Comcast Hires SS+K to Help Bridge the Digital Divide

Shop to focus on Internet Essentials program

The Comcast-Time Warner merger is off but not Comcast's push to reduce the digital divide.

In fact, Comcast has hired SS+K to focus on marketing Internet Essentials, a 4-year-old program that supplies broadband Internet access to low-income families. The New York shop landed the assignment after a pitch against two other undisclosed agencies.

Comcast and SS+K didn't disclosed media spending, but sources estimated its annual value would exceed $20 million. Previously, various Comcast roster shops and its in-house marketing group created ads around the program.

SS+K's work is expected to take the form of traditional and digital ads, social media marketing and events. The first campaign is slated for the fall.

Agency partner Lenny Stern likened the assignment to working on corporate initiatives for the likes of Allstate ("X the TXT") and Wells Fargo ("Small is huge") as well as its marketing around the Livestrong bracelet.

"The digital divide has hindered progress all over this country for a generation. Tons of people talk about the problem, but few are really doing something about it," Stern said. "Comcast is walking the walk."

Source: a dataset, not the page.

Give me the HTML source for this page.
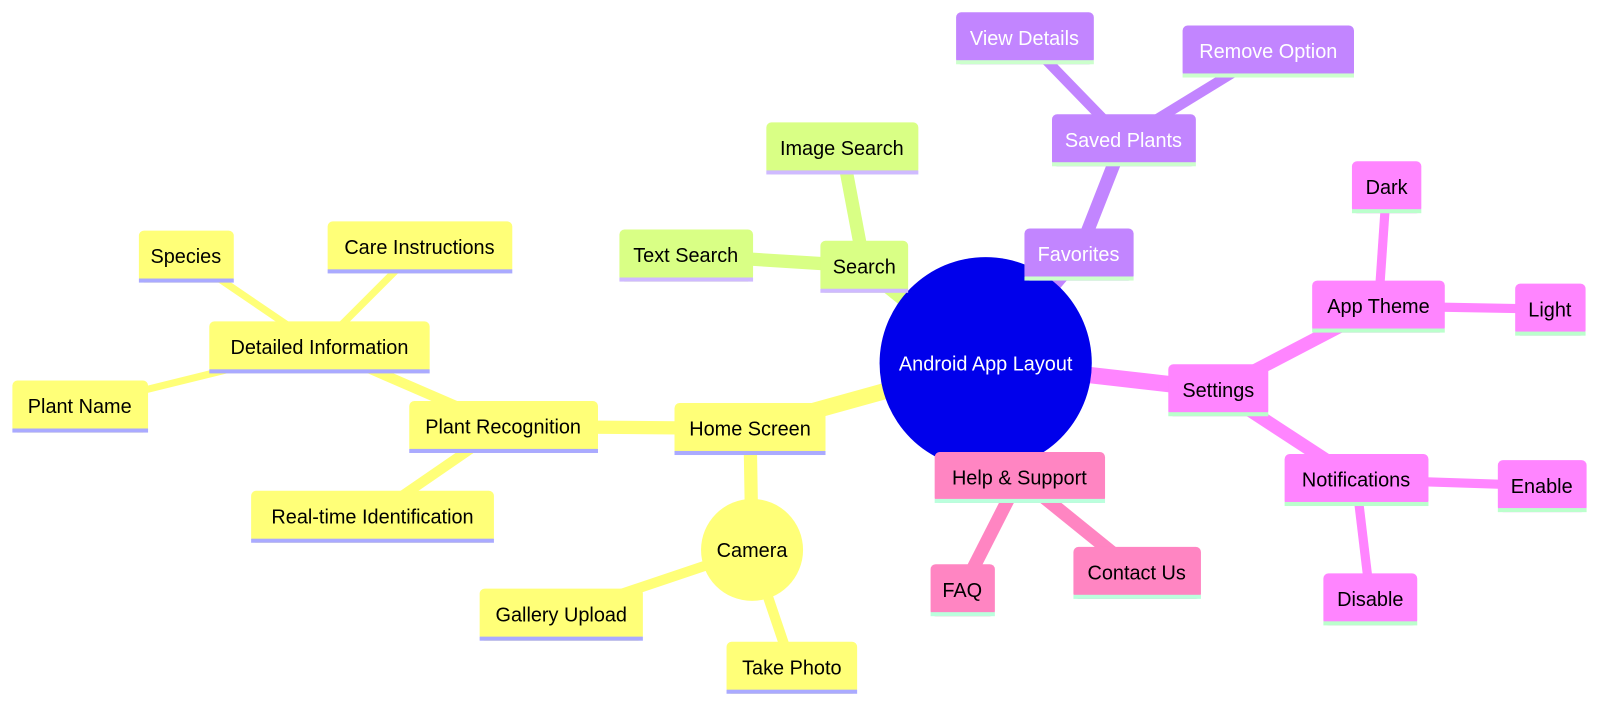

Since its inception, Internet Essentials has connected more than 450,000 families to the Web at a cost of $9.95 a month, according to Comcast. Collectively, those families represent about 1.8 million people. Also, as part of the program, participating families have been able to buy 38,000 computers at a subsidized cost of $150.

In selecting SS+K, Karima Zedan, senior director of Internet Essentials at Comcast, cited the shop's creative abilities, "experience with mission-driven brands and track record of driving meaningful community engagement."

Other SS+K accounts include HBO, Jackson Hewitt, JW Marriott, E-Trade and FreshDirect.